Your question seems to boil down to the following:
Assuming that the earth is a perfect sphere, why does the virtual horizon (i.e., the pitch indicator) point to the horizon? The answer is, it doesn't.
Pitch is determined with gravity, which always 'points' to the center of the earth. The virtual horizon you see on your pitch indicator is always at an angle of 90° (i.e., a straight angle) from that, and only points to the actual horizon in case you were exactly on the ground. This difference is negligible for normal flight (which happens in the very lowest part of the atmosphere). The following is only to demonstrate what is actually happening.
In the above picture, I drew an exaggerated version of what you mean. The red line points to the center of the earth (so, where gravity points), and is the reference of your pitch indicator. The green line is what you will see on your pitch indicator. The blue line is where you actually see the horizon. They don't match up, and that's fine.
A pilot really doesn't care where the horizon is.
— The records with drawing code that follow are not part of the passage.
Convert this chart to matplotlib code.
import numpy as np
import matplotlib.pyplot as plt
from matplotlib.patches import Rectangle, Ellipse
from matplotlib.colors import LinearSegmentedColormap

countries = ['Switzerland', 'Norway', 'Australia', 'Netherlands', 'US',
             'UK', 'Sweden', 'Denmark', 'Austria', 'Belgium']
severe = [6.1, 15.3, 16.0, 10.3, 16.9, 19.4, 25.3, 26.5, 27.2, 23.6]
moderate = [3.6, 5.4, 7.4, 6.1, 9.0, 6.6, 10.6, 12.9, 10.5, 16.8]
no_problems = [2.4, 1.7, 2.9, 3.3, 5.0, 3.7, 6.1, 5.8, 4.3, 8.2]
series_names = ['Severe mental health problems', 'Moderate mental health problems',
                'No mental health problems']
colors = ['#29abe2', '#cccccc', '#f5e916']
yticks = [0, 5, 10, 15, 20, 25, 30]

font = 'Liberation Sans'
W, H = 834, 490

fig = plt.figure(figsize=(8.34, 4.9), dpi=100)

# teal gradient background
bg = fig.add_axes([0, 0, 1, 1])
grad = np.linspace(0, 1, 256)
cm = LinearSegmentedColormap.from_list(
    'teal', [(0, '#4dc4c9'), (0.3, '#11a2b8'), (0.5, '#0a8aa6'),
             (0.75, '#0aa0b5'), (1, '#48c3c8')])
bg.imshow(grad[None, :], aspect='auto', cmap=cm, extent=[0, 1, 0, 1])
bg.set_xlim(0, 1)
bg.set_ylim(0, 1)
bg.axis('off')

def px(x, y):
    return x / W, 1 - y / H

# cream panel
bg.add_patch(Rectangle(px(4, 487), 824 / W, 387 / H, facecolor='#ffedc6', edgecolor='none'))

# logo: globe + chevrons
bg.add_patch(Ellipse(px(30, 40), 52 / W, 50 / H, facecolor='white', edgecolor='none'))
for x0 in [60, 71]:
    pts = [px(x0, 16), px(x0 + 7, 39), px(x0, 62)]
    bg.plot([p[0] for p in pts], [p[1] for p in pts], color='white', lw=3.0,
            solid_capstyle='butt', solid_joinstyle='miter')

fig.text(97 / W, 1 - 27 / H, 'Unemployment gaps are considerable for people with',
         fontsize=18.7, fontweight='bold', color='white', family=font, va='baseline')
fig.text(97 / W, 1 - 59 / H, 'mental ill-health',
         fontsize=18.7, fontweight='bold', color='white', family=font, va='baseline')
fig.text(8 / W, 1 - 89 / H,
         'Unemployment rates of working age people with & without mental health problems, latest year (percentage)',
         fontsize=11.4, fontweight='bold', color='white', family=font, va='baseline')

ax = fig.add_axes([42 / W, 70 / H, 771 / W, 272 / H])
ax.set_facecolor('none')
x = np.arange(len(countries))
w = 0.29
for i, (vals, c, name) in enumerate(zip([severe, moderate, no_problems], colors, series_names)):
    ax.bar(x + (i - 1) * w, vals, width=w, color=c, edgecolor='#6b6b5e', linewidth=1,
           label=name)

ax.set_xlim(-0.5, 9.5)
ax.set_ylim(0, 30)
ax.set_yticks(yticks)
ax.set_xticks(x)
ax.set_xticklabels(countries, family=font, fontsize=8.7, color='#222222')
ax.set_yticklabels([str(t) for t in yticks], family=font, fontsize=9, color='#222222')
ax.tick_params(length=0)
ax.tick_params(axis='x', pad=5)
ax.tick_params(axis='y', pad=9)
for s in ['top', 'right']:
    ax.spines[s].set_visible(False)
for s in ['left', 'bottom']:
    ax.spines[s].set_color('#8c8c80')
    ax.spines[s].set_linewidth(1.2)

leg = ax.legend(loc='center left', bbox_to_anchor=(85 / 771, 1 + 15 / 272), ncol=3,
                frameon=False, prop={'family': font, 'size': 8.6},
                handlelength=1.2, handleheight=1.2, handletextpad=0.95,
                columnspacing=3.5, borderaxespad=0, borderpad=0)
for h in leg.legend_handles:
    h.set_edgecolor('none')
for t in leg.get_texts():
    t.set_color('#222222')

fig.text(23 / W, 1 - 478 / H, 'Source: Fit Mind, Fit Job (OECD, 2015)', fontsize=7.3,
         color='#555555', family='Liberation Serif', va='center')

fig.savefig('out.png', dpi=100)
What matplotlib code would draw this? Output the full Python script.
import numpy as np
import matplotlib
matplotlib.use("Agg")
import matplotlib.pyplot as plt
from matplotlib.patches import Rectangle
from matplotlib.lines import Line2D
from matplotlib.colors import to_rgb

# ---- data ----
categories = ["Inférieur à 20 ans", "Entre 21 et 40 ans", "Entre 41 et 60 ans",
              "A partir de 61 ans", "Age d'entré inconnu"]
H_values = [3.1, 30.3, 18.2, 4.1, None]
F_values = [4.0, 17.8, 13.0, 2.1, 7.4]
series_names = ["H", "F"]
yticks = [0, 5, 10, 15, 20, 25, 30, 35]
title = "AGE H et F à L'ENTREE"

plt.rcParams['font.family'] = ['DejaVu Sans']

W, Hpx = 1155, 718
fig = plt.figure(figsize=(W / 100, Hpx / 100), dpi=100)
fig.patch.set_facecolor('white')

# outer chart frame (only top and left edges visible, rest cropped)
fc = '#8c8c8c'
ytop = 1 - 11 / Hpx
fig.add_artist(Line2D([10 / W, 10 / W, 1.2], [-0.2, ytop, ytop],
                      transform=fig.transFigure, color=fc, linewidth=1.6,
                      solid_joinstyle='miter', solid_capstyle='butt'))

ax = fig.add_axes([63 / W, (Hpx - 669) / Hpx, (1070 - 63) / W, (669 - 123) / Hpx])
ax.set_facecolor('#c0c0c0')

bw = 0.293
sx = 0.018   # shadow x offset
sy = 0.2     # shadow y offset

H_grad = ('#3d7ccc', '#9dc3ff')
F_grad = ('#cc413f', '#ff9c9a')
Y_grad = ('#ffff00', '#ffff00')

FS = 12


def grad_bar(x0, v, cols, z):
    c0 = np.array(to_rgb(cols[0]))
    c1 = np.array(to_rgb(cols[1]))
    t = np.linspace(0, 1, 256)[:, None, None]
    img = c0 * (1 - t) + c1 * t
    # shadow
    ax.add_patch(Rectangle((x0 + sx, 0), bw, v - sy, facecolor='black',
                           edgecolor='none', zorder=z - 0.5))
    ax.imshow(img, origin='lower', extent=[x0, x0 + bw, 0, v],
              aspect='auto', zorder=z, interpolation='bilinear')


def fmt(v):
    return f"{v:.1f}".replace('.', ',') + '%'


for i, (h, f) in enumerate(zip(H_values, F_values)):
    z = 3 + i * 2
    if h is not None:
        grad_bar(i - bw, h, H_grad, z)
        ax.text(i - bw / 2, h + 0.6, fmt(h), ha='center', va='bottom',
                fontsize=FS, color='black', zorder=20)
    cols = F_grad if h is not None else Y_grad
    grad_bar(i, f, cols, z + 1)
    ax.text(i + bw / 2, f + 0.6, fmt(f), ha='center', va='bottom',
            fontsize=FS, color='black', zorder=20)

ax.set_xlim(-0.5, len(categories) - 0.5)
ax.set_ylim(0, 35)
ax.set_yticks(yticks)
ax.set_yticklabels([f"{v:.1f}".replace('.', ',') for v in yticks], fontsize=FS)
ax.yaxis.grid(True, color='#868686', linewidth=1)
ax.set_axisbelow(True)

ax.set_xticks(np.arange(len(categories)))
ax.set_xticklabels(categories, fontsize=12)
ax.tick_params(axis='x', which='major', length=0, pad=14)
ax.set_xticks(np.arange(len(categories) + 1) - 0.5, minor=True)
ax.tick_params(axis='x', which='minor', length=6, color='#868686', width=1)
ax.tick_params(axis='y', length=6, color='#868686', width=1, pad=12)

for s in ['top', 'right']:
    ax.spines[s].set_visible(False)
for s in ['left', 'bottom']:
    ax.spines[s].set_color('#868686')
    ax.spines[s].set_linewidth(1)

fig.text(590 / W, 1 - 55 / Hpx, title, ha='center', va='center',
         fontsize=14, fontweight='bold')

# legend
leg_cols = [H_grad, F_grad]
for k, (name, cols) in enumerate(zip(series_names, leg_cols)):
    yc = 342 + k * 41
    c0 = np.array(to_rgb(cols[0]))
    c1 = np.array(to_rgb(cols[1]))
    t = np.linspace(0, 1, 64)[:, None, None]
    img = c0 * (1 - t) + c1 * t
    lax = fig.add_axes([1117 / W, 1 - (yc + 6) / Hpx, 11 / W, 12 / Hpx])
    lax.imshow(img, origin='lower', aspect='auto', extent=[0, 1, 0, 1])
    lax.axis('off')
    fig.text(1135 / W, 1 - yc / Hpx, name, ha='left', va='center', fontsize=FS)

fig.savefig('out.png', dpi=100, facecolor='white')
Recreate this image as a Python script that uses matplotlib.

He cares about maintaining altitude, ascending or descending. Maintaining altitude is done by keeping the airplane level with respect to the center of the Earth, in which case he will make a complete circle around the earth since his velocity vector is always perpendicular to the center of the Earth. Ascending and descending is done by having the pitch above or below this.
From the picture you can see that if the virtual horizon were to point to the actual horizon, you would eventually impact the ground - on a perfectly smooth sphere, it would be a smooth landing too. I guess there's a reason they call it the virtual horizon, eh?